Most surprising to us was the city’s innovative architecture in the 60s and 70s, a dynamic period led by the Portuguese architect Pancho Guedes, long-time citizen of Maputo. Inspired by other architects like Gaudi and Frank Lloyd Wright, he left his imprint everywhere in town – not just in his own buildings, but in the willingness of those building other structures to hire innovative architects.

Pancho Guedes office building with WW1 Memorial

The 1962 lotus-like San Antonio church in the Polana district, a “temple of art and faith” by Nuno Craveiro Lopes, is one example.

That period ended in 1974, when Portugal’s wars to keep hold of its rebellious African countries helped cause a revolution back home. Portugal withdrew from Mozambique, pulling out most of the managerial class, the core bureaucrats and administrators that had charge of governmental operations. The Communist leadership did the rest, forcing other Portuguese citizens out.

San Antonio church, Polana district, by Nuno Craveiro Lopes

Each was allowed 20kg of baggage and nothing else. Most left poor, including architect Pancho Guedes himself. Memorials and statues dedicated to Portuguese figures disappeared as did the old name of the city founder, Lourenço Marques. The Maputo river through town provided the new name.

The country adopted the worst of Russian and Chinese economic policies, while honoring those who created them – naming streets after Lenin, Mao, Marx and the like.  Mozambique’s own internal war followed inevitably, though fortunately Maputo itself was untouched directly by the conflict. By 1986, with a new model of socialism appearing in China and with Russia’s imminent collapse, Machel might have been shifting policy away from strict communism, but he died in an airplane crash.

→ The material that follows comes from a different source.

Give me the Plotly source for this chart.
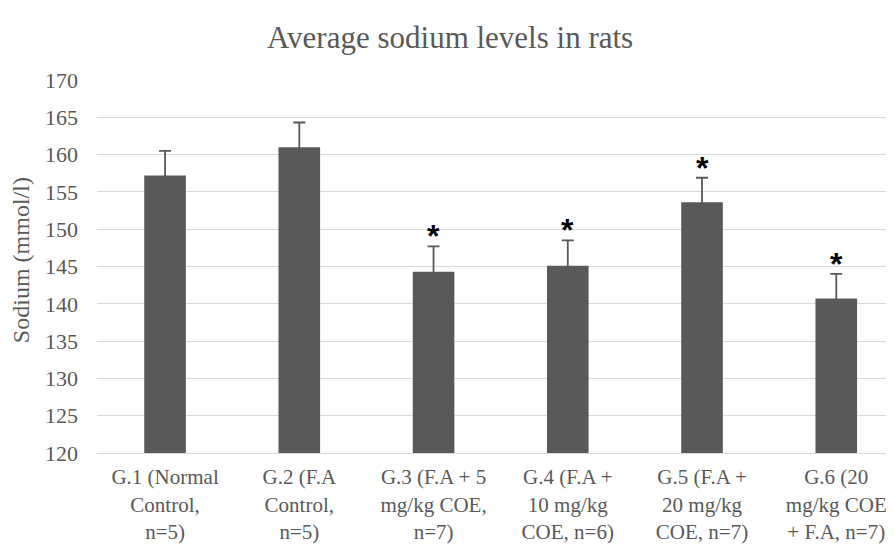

Nucleo de Arte, artist collective

It has taken a while for the country, and Maputo, to begin emerging from the economic impact of the war and the government’s misconceived policies.

Yet the legacy of style has revived. Artists thrive here, led by the artist collective of Nucleo de Arte in the SE corner of the town, itself housed in a simple colonial building. Music with diverse inspiration is everywhere, from local hip-hop to African roots to jazz.

Contemporary style in Netherlands embassy

After exile in 1974, Guedes did re-establish himself in Portugal. In Maputo, his legacy lives on in the adventurous, iconoclastic design of buildings today, as with the Banco de Mocambique high rise in Baixa or the low-lying Netherlands embassy in the gracious Sommerchield district. That building recalls tribal fencing while seeming very modern at the same time.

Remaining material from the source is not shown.